The soils of shrublands are important for organic carbon storage in terrestrial ecosystems, but geographical patterns and environmental controls of soil organic carbon (SOC) remain largely understudied compared to other terrestrial ecosystems, leaving a significant gap in our understanding of terrestrial ecosystem carbon budgets. Here, we quantified SOC density (SOCD) and its potential determinants based on a comprehensive dataset with a consistent stratified random sampling of extensive soil profiles down to the parent material or to one meter depth across 1211 sites across China. Our up-to-date estimate of SOCD in Chinese shrublands is an average of 8.36 kg m−2, and ca. 43% of SOC is stored in the upper 20 cm relative to the one meter top soil, which is higher than estimates for shrublands globally. We also observed that SOCD was positively related to shrubland biomass and more so with belowground biomass. Furthermore, SOCD was positively related to mean annual precipitation (MAP), soil total nitrogen (N), phosphorus (P), clay and silt percent, but decreased with increasing mean annual temperature (MAT). Dark felty soils stored the highest SOCD and frigid desert soils stored the lowest. Soil total nitrogen (N), MAP, soil type, MAT, and belowground biomass, soil clay, and pH were the best predictors of total SOCD in Chinese shrublands. We concluded that Chinese shrubland soils store the lowest density of organic carbon so far recorded compared to forests and grasslands, and that the vertical distribution of SOC in Chinese shrublands was much shallower. While both climate (in particular MAP) and soil total N exerted dominant control over geographical patterns of SOCD across Chinese shrublands, soil type also played a significant role.
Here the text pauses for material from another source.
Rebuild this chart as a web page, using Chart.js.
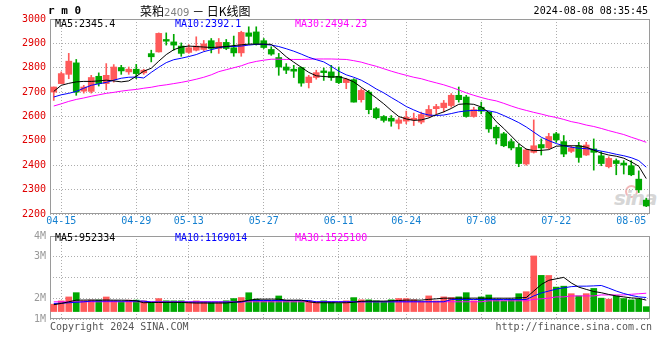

Our study also emphasizes this key role of edaphic variables in determining the SOCD of shrublands and that they should be better incorporated into large-scale assessments of SOC dynamics. Our study extends existing work conducted in forest and grasslands and provides the most up-to-date knowledge on benchmark values for SOCD in Chinese shrublands, with important implications for predicting the fate of C stored in shrubland soils in response to climate change.